Alles ging gut und kurz darauf standen sie vor dem Lehrertrakt und drehten den Schlüssel. Draußen hatte sich nichts verändert und Jachin winkte den beiden von der Gebäudeecke her zu.

»Was machen wir mit Samuel?«, fragte David, nachdem sie tief durchgeatmet hatten.

»Ich bringe den Schlüssel zurück und werde morgen früh den Hauswart vor dem Büro abfangen. Sobald er das Büro aufgeschlossen hat, bitte ich ihn um WC-Papier, welches im Schrank gegenüber unter der Treppe lagert. In dieser Zeit sollte Samuel unbemerkt aus dem Büro entwischen können.«

David war einmal mehr erstaunt, wie flink Abarron in diesen Sachen war. Er selber war vierzehn, Abarron neun Jahre alt. Kurze Zeit später waren sie in ihren Schlafräumen zurück und lagen im Bett.

Im obersten Stock des Wohngebäudes legte sich der Prorektor gleichermaßen zur Ruhe.

Der Arabischlehrer erschien am kommenden Morgen nicht zum Unterricht. Er war ziemlich durcheinander. Ihn beunruhigte weniger die Schmiererei an der Wand. Vielmehr bekümmerte ihn die Tatsache, dass jemand unbemerkt in sein Zimmer hatte eindringen können, während er schlief. Als Jugendlicher hatte er zu Hause in Jerusalem schon einmal miterleben müssen, was es hieß, in den eigenen vier Wänden nicht sicher zu sein.
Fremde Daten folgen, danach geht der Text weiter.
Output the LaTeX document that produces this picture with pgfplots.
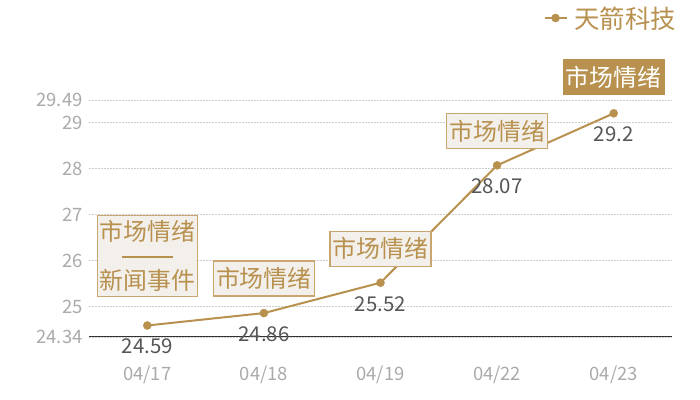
\documentclass[border=0pt]{standalone}
\usepackage{pgfplots}
\pgfplotsset{compat=1.18}
\usepackage{fontspec}
\setmainfont{Noto Sans CJK SC}

\definecolor{gold}{HTML}{B8914F}
\definecolor{boxfill}{HTML}{F3F0EB}
\definecolor{boxline}{HTML}{C9A570}
\definecolor{tickgray}{HTML}{AAAAAA}
\definecolor{labelgray}{HTML}{555555}
\definecolor{gridgray}{HTML}{CCCCCC}

\tikzset{
  mood/.style={draw=boxline, line width=1.2bp, fill=boxfill, text=gold,
    font=\fontsize{24}{24.5}\selectfont, inner sep=0pt,
    minimum width=101bp, minimum height=35bp},
}

\begin{document}
\begin{tikzpicture}
\useasboundingbox (0,0) rectangle (700bp,400bp);
\begin{axis}[
    at={(89bp,63bp)}, anchor=south west,
    scale only axis, width=583bp, height=237bp,
    xmin=-0.5, xmax=4.5,
    ymin=24.34, ymax=29.49,
    xtick={0,1,2,3,4},
    xticklabels={04/17,04/18,04/19,04/22,04/23},
    ytick={24.34,25,26,27,28,29,29.49},
    yticklabels={24.34,25,26,27,28,29,29.49},
    /pgf/number format/assume math mode=true,
    separate axis lines,
    axis x line*=bottom, axis y line*=left,
    x axis line style={-, draw=black!80, line width=1bp},
    y axis line style={draw=none},
    major tick length=0pt,
    ymajorgrids,
    grid style={draw=gridgray, dash pattern=on 1.5bp off 1.5bp, line width=0.7bp},
    yticklabel style={font=\fontsize{18.5}{20}\selectfont, text=tickgray, xshift=-3bp},
    xticklabel style={font=\fontsize{18.5}{20}\selectfont, text=tickgray, yshift=-25bp},
    clip=false,
    legend style={at={(1.004,1.346)}, anchor=east, xshift=4bp, draw=none, fill=none,
      font=\fontsize{25.5}{26}\selectfont, text=gold, inner sep=0pt,
      /tikz/every odd column/.append style={column sep=5bp}},
    legend image code/.code={
      \draw[#1, mark repeat=2, mark phase=2]
        plot coordinates {(0bp,0bp) (11bp,0bp) (22bp,0bp)};},
  ]
\addplot[gold, line width=2bp, mark=*, mark size=4bp,
    mark options={fill=gold, draw=gold, line width=0.5bp},
    nodes near coords,
    every node near coord/.append style={anchor=north, yshift=-10bp,
      font=\fontsize{20.5}{22}\selectfont, text=labelgray},
  ] coordinates {(0,24.59) (1,24.86) (2,25.52) (3,28.07) (4,29.2)};
\addlegendentry{天箭科技}

\node[mood, minimum height=81bp, minimum width=100bp, align=center]
  at (axis cs:0,24.59) [yshift=69.5bp]
  {市场情绪\\{\color{gold}\rule[0.3em]{51bp}{2bp}}\\新闻事件};
\node[mood] at (axis cs:1,24.86) [yshift=34.5bp] {市场情绪};
\node[mood] at (axis cs:2,25.52) [yshift=34bp] {市场情绪};
\node[mood] at (axis cs:3,28.07) [yshift=34.5bp] {市场情绪};
\node[mood, fill=gold, draw=gold, text=white] at (axis cs:4,29.2) [yshift=36bp] {市场情绪};
\end{axis}
\end{tikzpicture}
\end{document}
Als der israelische Geheimdienst sie mitten in der Nacht aus der Wohnung holte. Niemand hatte das Eindringen der Agenten in das Schlafzimmer bemerkt. Auf einmal standen sie neben dem Bett und erst das klickende Entschärfen der Waffen riss ihn, seine Eltern und die Geschwister aus dem Schlaf.
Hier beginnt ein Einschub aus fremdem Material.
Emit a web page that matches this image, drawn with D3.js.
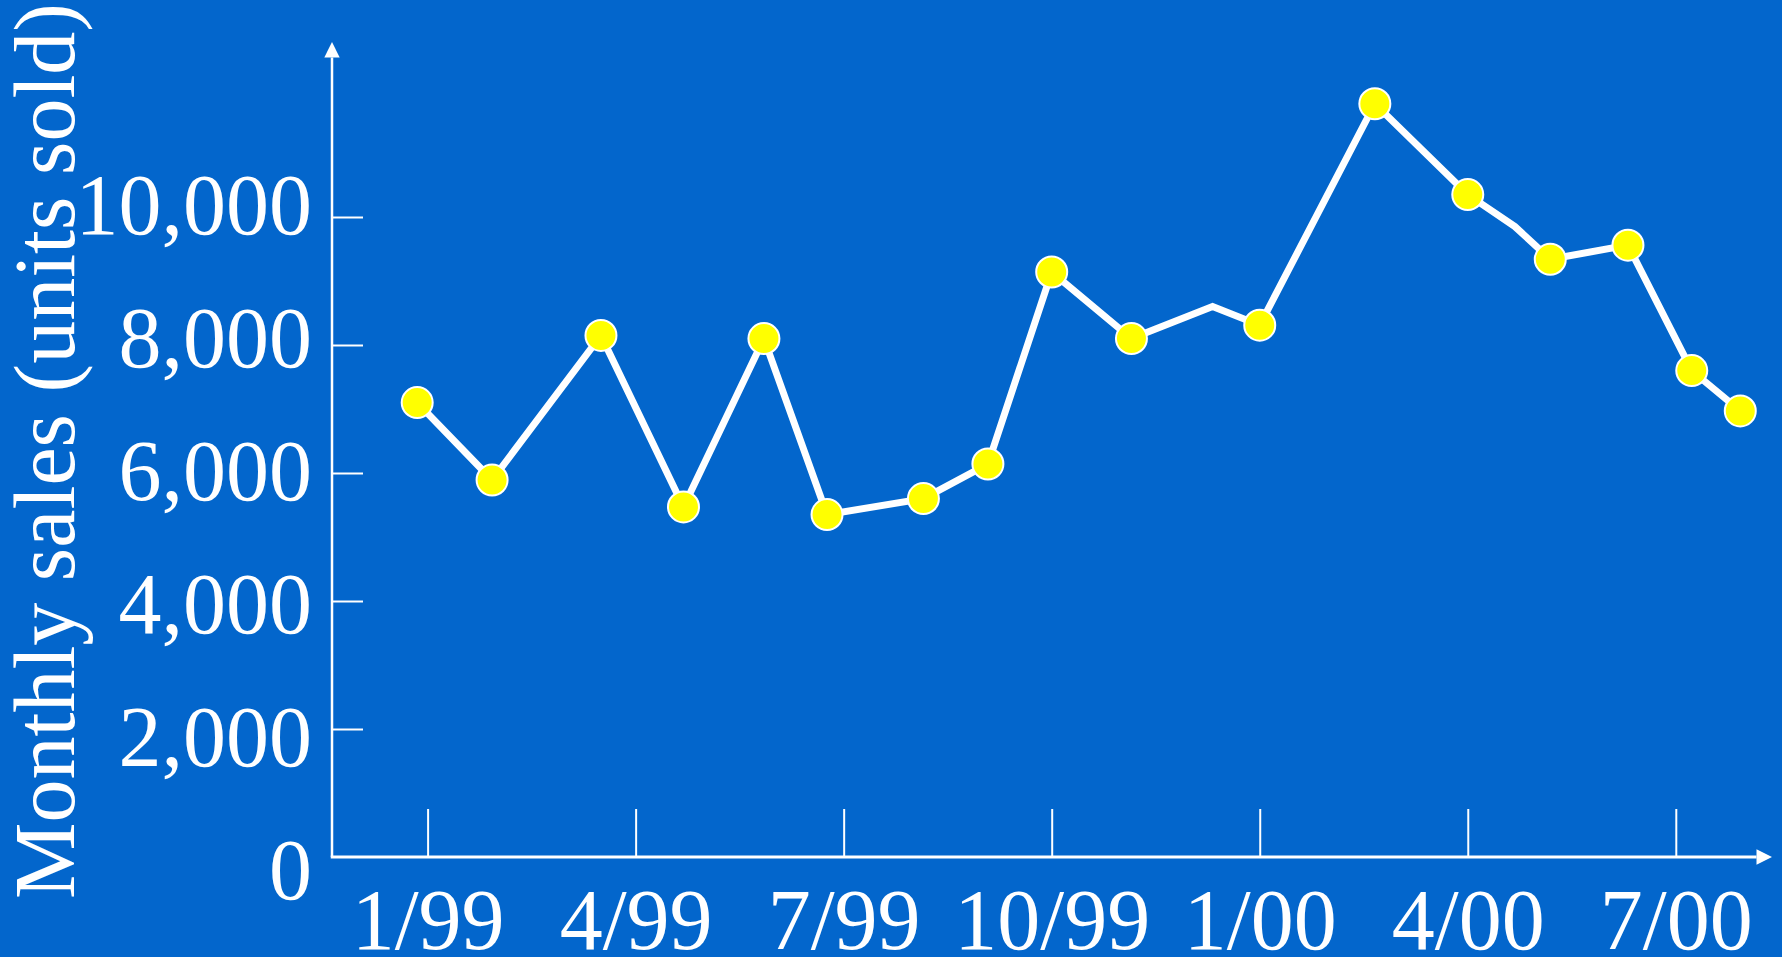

Vater und Mutter, beides arabischstämmige Israeli, kehrten nach drei Tagen nach Hause zurück. Sie waren nicht mehr die Gleichen. Von diesen drei Tagen erzählten sie nie etwas. Nur eines machten sie ihren Kindern immer wieder klar: Dass arabische Israeli auf keinen Fall Staatsbürger, sondern höchstens geduldete Fremde seien.

›Israel ist unser Land und die Araber sind unsere Hunde‹ stand in blutroten arabischen Buchstaben auf der Mauer über seinem Bett.